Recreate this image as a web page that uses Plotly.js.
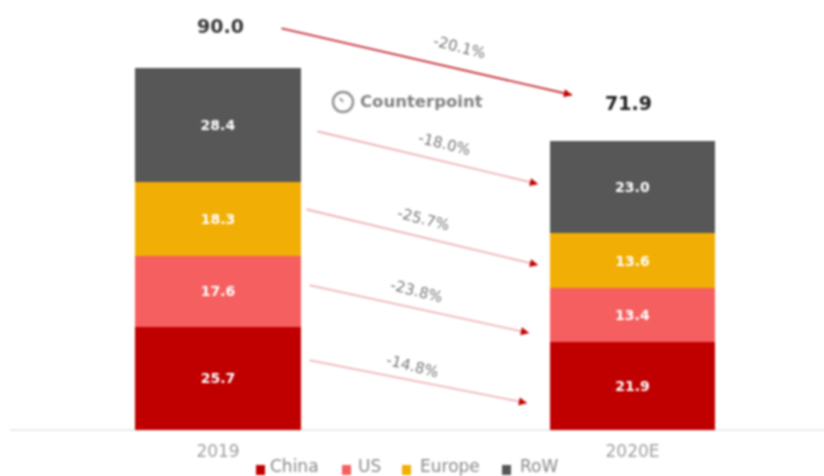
<!DOCTYPE html>
<html><head><meta charset="utf-8">
<script src="https://cdn.plot.ly/plotly-3.0.1.min.js"></script>
<style>html,body{margin:0;padding:0;background:#fff;overflow:hidden}#c{width:824px;height:476px;filter:blur(1px)}</style>
</head><body><div id="c"></div>
<script>
const categories = ["2019", "2020E"];
const china = [25.7, 21.9];
const us = [17.6, 13.4];
const europe = [18.3, 13.6];
const row = [28.4, 23.0];
const totals = ["90.0", "71.9"];
const growthLabels = ["-20.1%", "-18.0%", "-25.7%", "-23.8%", "-14.8%"];
const seriesNames = ["China", "US", "Europe", "RoW"];
const seriesColors = ["#c00000", "#f55f5f", "#f1ae04", "#575757"];

const W = 824, H = 476, L = 10, B = 46, PH = H - B, PW = W - L;
const px = x => (x - L) / PW;
const py = y => (PH - y) / PH;

function bar(name, y, color) {
  return {type: "bar", name, x: categories, y, width: 0.4,
    marker: {color, line: {width: 0}},
    text: y.map(v => v.toFixed(1)), textposition: "inside", insidetextanchor: "middle",
    textangle: 0, constraintext: "none",
    textfont: {family: "DejaVu Sans", size: 14, color: "#ffffff", weight: 700},
    hoverinfo: "name+y"};
}
const traces = [china, us, europe, row].map((v, i) => bar(seriesNames[i], v, seriesColors[i]));

const arrows = [
  [280, 28, 572, 95, "#c8303a", 1.8],
  [316, 131, 538, 184, "#eba8ae", 1.6],
  [305, 209, 538, 265, "#eba8ae", 1.6],
  [308, 285, 529, 333, "#eba8ae", 1.6],
  [308, 360, 527, 403, "#eba8ae", 1.6]
];
const labelPos = [[459, 47], [445, 144], [423, 219], [416, 291], [412, 366]];
const ann = [];
arrows.forEach(a => {
  ann.push({xref: "paper", yref: "paper", x: px(a[2]), y: py(a[3]), axref: "pixel", ayref: "pixel",
    ax: a[0] - a[2], ay: a[1] - a[3], text: "", showarrow: true, arrowhead: 0, arrowwidth: a[5], arrowcolor: a[4]});
  const dx = a[0] - a[2], dy = a[1] - a[3], n = Math.hypot(dx, dy);
  ann.push({xref: "paper", yref: "paper", x: px(a[2]), y: py(a[3]), axref: "pixel", ayref: "pixel",
    ax: dx / n * 8, ay: dy / n * 8, text: "", showarrow: true, arrowhead: 2, arrowsize: 0.9, arrowwidth: 1.8, arrowcolor: "#c00000"});
});
const center = {xanchor: "center", yanchor: "middle", showarrow: false, xref: "paper", yref: "paper"};
growthLabels.forEach((t, i) => ann.push({...center, x: px(labelPos[i][0]), y: py(labelPos[i][1]),
  text: t, textangle: 14, font: {family: "DejaVu Sans", size: 15, color: "#777777"}}));
ann.push({...center, x: px(220), y: py(26), text: totals[0],
  font: {family: "DejaVu Sans", size: 19, color: "#3a3a3a", weight: 700}});
ann.push({...center, x: px(628), y: py(103), text: totals[1],
  font: {family: "DejaVu Sans", size: 19, color: "#222222", weight: 700}});
ann.push({...center, xanchor: "left", x: px(358), y: py(102), text: "Counterpoint",
  font: {family: "DejaVu Sans", size: 16.5, color: "#808080", weight: 700}});

const legendTextX = [268, 356, 418, 518];
const legendSwatchX = [256, 342, 402, 502];
const legendShapes = [];
seriesNames.forEach((n, i) => {
  ann.push({...center, xanchor: "left", x: px(legendTextX[i]), y: py(466), text: n,
    font: {family: "DejaVu Sans", size: 17, color: "#8a8a8a"}});
  legendShapes.push({type: "rect", xref: "paper", yref: "paper", x0: px(legendSwatchX[i]), x1: px(legendSwatchX[i] + 9),
    y0: py(475), y1: py(465), fillcolor: seriesColors[i], line: {width: 0}});
});

const layout = {
  width: W, height: H, paper_bgcolor: "#fff", plot_bgcolor: "#fff",
  margin: {l: L, r: 0, t: 0, b: B, pad: 0, autoexpand: false},
  barmode: "stack", showlegend: false,
  xaxis: {type: "category", range: [-0.5018, 1.462], showgrid: false, zeroline: false, showline: false, ticks: "",
    tickfont: {family: "DejaVu Sans", size: 17, color: "#a0a0a0"}, ticklabelstandoff: 9},
  yaxis: {range: [0, 107], visible: false, showgrid: false, zeroline: false},
  annotations: ann,
  shapes: [
    {type: "line", xref: "paper", yref: "paper", x0: 0, x1: 1, y0: 0, y1: 0, line: {color: "#eeeeee", width: 2.5}, layer: "below"},
    {type: "circle", xref: "paper", yref: "paper", x0: px(333), x1: px(353), y0: py(112), y1: py(92), line: {color: "#909090", width: 2.4}},
    {type: "line", xref: "paper", yref: "paper", x0: px(343), x1: px(340), y0: py(102), y1: py(98), line: {color: "#909090", width: 2}}
  ].concat(legendShapes)
};
Plotly.newPlot("c", traces, layout, {displayModeBar: false, staticPlot: true});
</script></body></html>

□ □ □ □ □ □ □

*Problem requirements*. Transcribe the full listing above exactly, with the images removed.

*Result of this exercise*.
Recreate this image as a web page that uses Plotly.js.
<!DOCTYPE html>
<html><head><meta charset="utf-8">
<script src="https://cdn.plot.ly/plotly-3.0.1.min.js"></script>
<style>html,body{margin:0;padding:0;background:#fff;overflow:hidden}#c{width:824px;height:476px;filter:blur(1px)}</style>
</head><body><div id="c"></div>
<script>
const categories = ["2019", "2020E"];
const china = [25.7, 21.9];
const us = [17.6, 13.4];
const europe = [18.3, 13.6];
const row = [28.4, 23.0];
const totals = ["90.0", "71.9"];
const growthLabels = ["-20.1%", "-18.0%", "-25.7%", "-23.8%", "-14.8%"];
const seriesNames = ["China", "US", "Europe", "RoW"];
const seriesColors = ["#c00000", "#f55f5f", "#f1ae04", "#575757"];

const W = 824, H = 476, L = 10, B = 46, PH = H - B, PW = W - L;
const px = x => (x - L) / PW;
const py = y => (PH - y) / PH;

function bar(name, y, color) {
  return {type: "bar", name, x: categories, y, width: 0.4,
    marker: {color, line: {width: 0}},
    text: y.map(v => v.toFixed(1)), textposition: "inside", insidetextanchor: "middle",
    textangle: 0, constraintext: "none",
    textfont: {family: "DejaVu Sans", size: 14, color: "#ffffff", weight: 700},
    hoverinfo: "name+y"};
}
const traces = [china, us, europe, row].map((v, i) => bar(seriesNames[i], v, seriesColors[i]));

const arrows = [
  [280, 28, 572, 95, "#c8303a", 1.8],
  [316, 131, 538, 184, "#eba8ae", 1.6],
  [305, 209, 538, 265, "#eba8ae", 1.6],
  [308, 285, 529, 333, "#eba8ae", 1.6],
  [308, 360, 527, 403, "#eba8ae", 1.6]
];
const labelPos = [[459, 47], [445, 144], [423, 219], [416, 291], [412, 366]];
const ann = [];
arrows.forEach(a => {
  ann.push({xref: "paper", yref: "paper", x: px(a[2]), y: py(a[3]), axref: "pixel", ayref: "pixel",
    ax: a[0] - a[2], ay: a[1] - a[3], text: "", showarrow: true, arrowhead: 0, arrowwidth: a[5], arrowcolor: a[4]});
  const dx = a[0] - a[2], dy = a[1] - a[3], n = Math.hypot(dx, dy);
  ann.push({xref: "paper", yref: "paper", x: px(a[2]), y: py(a[3]), axref: "pixel", ayref: "pixel",
    ax: dx / n * 8, ay: dy / n * 8, text: "", showarrow: true, arrowhead: 2, arrowsize: 0.9, arrowwidth: 1.8, arrowcolor: "#c00000"});
});
const center = {xanchor: "center", yanchor: "middle", showarrow: false, xref: "paper", yref: "paper"};
growthLabels.forEach((t, i) => ann.push({...center, x: px(labelPos[i][0]), y: py(labelPos[i][1]),
  text: t, textangle: 14, font: {family: "DejaVu Sans", size: 15, color: "#777777"}}));
ann.push({...center, x: px(220), y: py(26), text: totals[0],
  font: {family: "DejaVu Sans", size: 19, color: "#3a3a3a", weight: 700}});
ann.push({...center, x: px(628), y: py(103), text: totals[1],
  font: {family: "DejaVu Sans", size: 19, color: "#222222", weight: 700}});
ann.push({...center, xanchor: "left", x: px(358), y: py(102), text: "Counterpoint",
  font: {family: "DejaVu Sans", size: 16.5, color: "#808080", weight: 700}});

const legendTextX = [268, 356, 418, 518];
const legendSwatchX = [256, 342, 402, 502];
const legendShapes = [];
seriesNames.forEach((n, i) => {
  ann.push({...center, xanchor: "left", x: px(legendTextX[i]), y: py(466), text: n,
    font: {family: "DejaVu Sans", size: 17, color: "#8a8a8a"}});
  legendShapes.push({type: "rect", xref: "paper", yref: "paper", x0: px(legendSwatchX[i]), x1: px(legendSwatchX[i] + 9),
    y0: py(475), y1: py(465), fillcolor: seriesColors[i], line: {width: 0}});
});

const layout = {
  width: W, height: H, paper_bgcolor: "#fff", plot_bgcolor: "#fff",
  margin: {l: L, r: 0, t: 0, b: B, pad: 0, autoexpand: false},
  barmode: "stack", showlegend: false,
  xaxis: {type: "category", range: [-0.5018, 1.462], showgrid: false, zeroline: false, showline: false, ticks: "",
    tickfont: {family: "DejaVu Sans", size: 17, color: "#a0a0a0"}, ticklabelstandoff: 9},
  yaxis: {range: [0, 107], visible: false, showgrid: false, zeroline: false},
  annotations: ann,
  shapes: [
    {type: "line", xref: "paper", yref: "paper", x0: 0, x1: 1, y0: 0, y1: 0, line: {color: "#eeeeee", width: 2.5}, layer: "below"},
    {type: "circle", xref: "paper", yref: "paper", x0: px(333), x1: px(353), y0: py(112), y1: py(92), line: {color: "#909090", width: 2.4}},
    {type: "line", xref: "paper", yref: "paper", x0: px(343), x1: px(340), y0: py(102), y1: py(98), line: {color: "#909090", width: 2}}
  ].concat(legendShapes)
};
Plotly.newPlot("c", traces, layout, {displayModeBar: false, staticPlot: true});
</script></body></html>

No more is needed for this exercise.